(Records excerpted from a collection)

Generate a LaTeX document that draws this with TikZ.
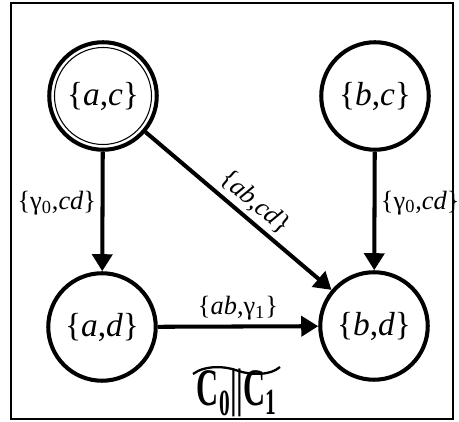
\documentclass[tikz,border=0pt]{standalone}
\usepackage{fontspec}
\setmainfont{Liberation Serif}
\usetikzlibrary{arrows.meta,positioning}

\begin{document}
\begin{tikzpicture}[
    st/.style={draw,circle,minimum size=2.15cm,inner sep=0pt,line width=2.3pt,font=\fontsize{19}{22}\selectfont},
    lab/.style={font=\fontsize{15}{17}\selectfont,inner sep=2.5pt},
    >={Triangle[length=0.34cm,width=0.4cm]},
    tr/.style={->,line width=2.3pt}
]
\useasboundingbox (0,0) rectangle (9.18,-8.44);
\draw[line width=0.8pt] (0.22,-0.06) rectangle (9.06,-8.38);

\node[st] (ac) at (2.06,-1.92) {\{\textit{a},\textit{c}\}};
\draw[line width=0.6pt] (ac) circle (0.97cm);
\node[st] (bc) at (7.5,-1.92) {\{\textit{b},\textit{c}\}};
\node[st] (ad) at (2.04,-6.54) {\{\textit{a},\textit{d}\}};
\node[st] (bd) at (7.48,-6.52) {\{\textit{b},\textit{d}\}};

\draw[tr] (ac) -- node[lab,left,pos=0.43] {\{γ\textsubscript{0},\textit{cd}\}} (ad);
\draw[tr] (bc) -- node[lab,right,pos=0.43] {\{γ\textsubscript{0},\textit{cd}\}} (bd);
\draw[tr] (ac) -- node[lab,above,sloped,pos=0.53] {\{\textit{ab},\textit{cd}\}} (bd);
\draw[tr] (ad) -- node[lab,above] {\{\textit{ab},γ\textsubscript{1}\}} (bd);

\node[font=\fontsize{30}{32}\selectfont\bfseries,xscale=0.58,inner sep=0pt] (title) at (4.74,-7.86) {C\textsubscript{0}||C\textsubscript{1}};
\draw[line width=1.3pt] (3.86,-7.48) .. controls (4.1,-7.3) and (4.5,-7.32) .. (4.74,-7.41) .. controls (5.0,-7.5) and (5.4,-7.52) .. (5.6,-7.34);
\end{tikzpicture}
\end{document}
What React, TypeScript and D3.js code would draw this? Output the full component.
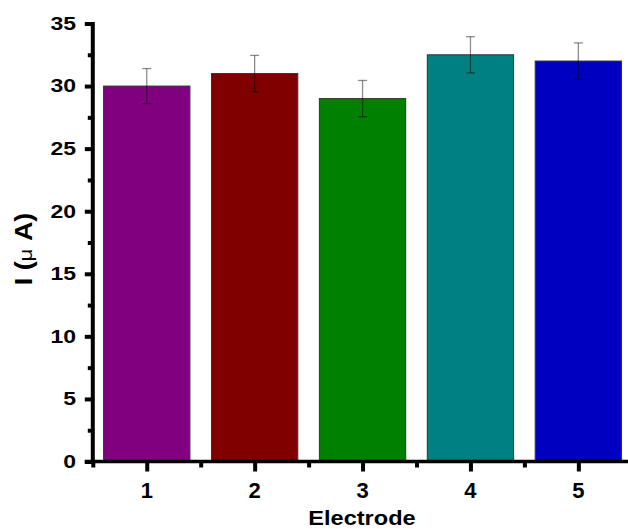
import React, { useEffect, useRef } from 'react';
import * as d3 from 'd3';

const electrodes = [1, 2, 3, 4, 5];
const currents = [30, 31, 29, 32.5, 32];
const errors = [1.4, 1.45, 1.45, 1.45, 1.45];
const barColors = ['#800080', '#800000', '#008000', '#008080', '#0000C0'];
const yTicks = [0, 5, 10, 15, 20, 25, 30, 35];
const yMinorTicks = [2.5, 7.5, 12.5, 17.5, 22.5, 27.5, 32.5];
const xMinorTicks = [0.5, 1.5, 2.5, 3.5, 4.5, 5.5];

const width = 628;
const height = 529;
const font = "'Liberation Sans', Arial, sans-serif";

const App = () => {
  const svgRef = useRef<SVGSVGElement>(null);

  useEffect(() => {
    const svg = d3.select(svgRef.current);
    svg.selectAll('*').remove();

    const x = d3.scaleLinear().domain([0.5, 5.5]).range([92.8, 632.3]);
    const y = d3.scaleLinear().domain([0, 35]).range([461.5, 23.5]);
    const step = x(2) - x(1);
    const barW = step * 0.8;

    const data = electrodes.map((e, i) => ({ e, v: currents[i], err: errors[i], c: barColors[i] }));

    // bars
    svg.append('g')
      .selectAll('rect')
      .data(data)
      .enter()
      .append('rect')
      .attr('x', d => x(d.e) - barW / 2)
      .attr('y', d => y(d.v))
      .attr('width', barW)
      .attr('height', d => y(0) - y(d.v))
      .attr('fill', d => d.c)
      .attr('stroke', '#333')
      .attr('stroke-width', 1);

    // error bars
    const eb = svg.append('g')
      .attr('stroke', 'rgba(0,0,0,0.45)')
      .attr('stroke-width', 1.3);
    data.forEach(d => {
      const cx = x(d.e);
      eb.append('line').attr('x1', cx).attr('x2', cx).attr('y1', y(d.v + d.err)).attr('y2', y(d.v - d.err));
      eb.append('line').attr('x1', cx - 4.5).attr('x2', cx + 4.5).attr('y1', y(d.v + d.err)).attr('y2', y(d.v + d.err));
      eb.append('line').attr('x1', cx - 4.5).attr('x2', cx + 4.5).attr('y1', y(d.v - d.err)).attr('y2', y(d.v - d.err));
    });

    // y axis ticks
    const yAxis = svg.append('g').attr('transform', `translate(${x(0.5)},0)`);
    yAxis.call(d3.axisLeft(y).tickValues(yTicks).tickSize(8).tickFormat(() => ''))
      .call(g => g.select('.domain').remove());
    yAxis.selectAll('line').attr('stroke', '#000').attr('stroke-width', 4);
    const yMinor = svg.append('g').attr('transform', `translate(${x(0.5)},0)`);
    yMinor.call(d3.axisLeft(y).tickValues(yMinorTicks).tickSize(5).tickFormat(() => ''))
      .call(g => g.select('.domain').remove());
    yMinor.selectAll('line').attr('stroke', '#000').attr('stroke-width', 4);
    svg.append('line')
      .attr('x1', x(0.5)).attr('x2', x(0.5))
      .attr('y1', y(0) + 2).attr('y2', y(35) - 1.5)
      .attr('stroke', '#000').attr('stroke-width', 4);

    // y tick labels (wide bold face)
    svg.append('g')
      .selectAll('text')
      .data(yTicks)
      .enter()
      .append('text')
      .attr('transform', d => `translate(76,${y(d) + 6.4}) scale(1.3,1)`)
      .attr('text-anchor', 'end')
      .style('font-family', font)
      .style('font-weight', 'bold')
      .style('font-size', '17.7px')
      .text(d => d3.format('d')(d));

    // x axis ticks
    const xAxis = svg.append('g').attr('transform', `translate(0,${y(0)})`);
    xAxis.call(d3.axisBottom(x).tickValues(electrodes).tickSize(10).tickFormat(() => ''))
      .call(g => g.select('.domain').remove());
    xAxis.selectAll('line').attr('stroke', '#000').attr('stroke-width', 4);
    const xMinor = svg.append('g').attr('transform', `translate(0,${y(0)})`);
    xMinor.call(d3.axisBottom(x).tickValues(xMinorTicks).tickSize(6).tickFormat(() => ''))
      .call(g => g.select('.domain').remove());
    xMinor.selectAll('line').attr('stroke', '#000').attr('stroke-width', 4);
    svg.append('line')
      .attr('x1', x(0.5) - 8).attr('x2', width)
      .attr('y1', y(0)).attr('y2', y(0))
      .attr('stroke', '#000').attr('stroke-width', 3.5);

    svg.append('g')
      .selectAll('text')
      .data(electrodes)
      .enter()
      .append('text')
      .attr('x', d => x(d))
      .attr('y', 498)
      .attr('text-anchor', 'middle')
      .style('font-family', font)
      .style('font-weight', 'bold')
      .style('font-size', '22px')
      .text(d => String(d));

    // axis titles
    svg.append('text')
      .attr('transform', 'translate(362,524.5) scale(1.15,1)')
      .attr('text-anchor', 'middle')
      .style('font-family', font)
      .style('font-weight', 'bold')
      .style('font-size', '20.5px')
      .text('Electrode');

    const yTitle = svg.append('text')
      .attr('transform', 'translate(31.5,249) rotate(-90) scale(1.17,1)')
      .attr('text-anchor', 'middle')
      .style('font-family', font)
      .style('font-weight', 'bold')
      .style('font-size', '23px');
    yTitle.append('tspan').text('I (');
    yTitle.append('tspan').style('font-weight', 'normal').style('font-size', '19px').text('μ');
    yTitle.append('tspan').text(' A)');
  }, []);

  return (
    <svg
      ref={svgRef}
      width={width}
      height={height}
      style={{ position: 'absolute', left: 0, top: 0, background: '#fff' }}
    />
  );
};

export default App;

Problem statement
Go through the listing above line by line and say how many lines hold the word "React". Reply with that number only.

Expected answer
2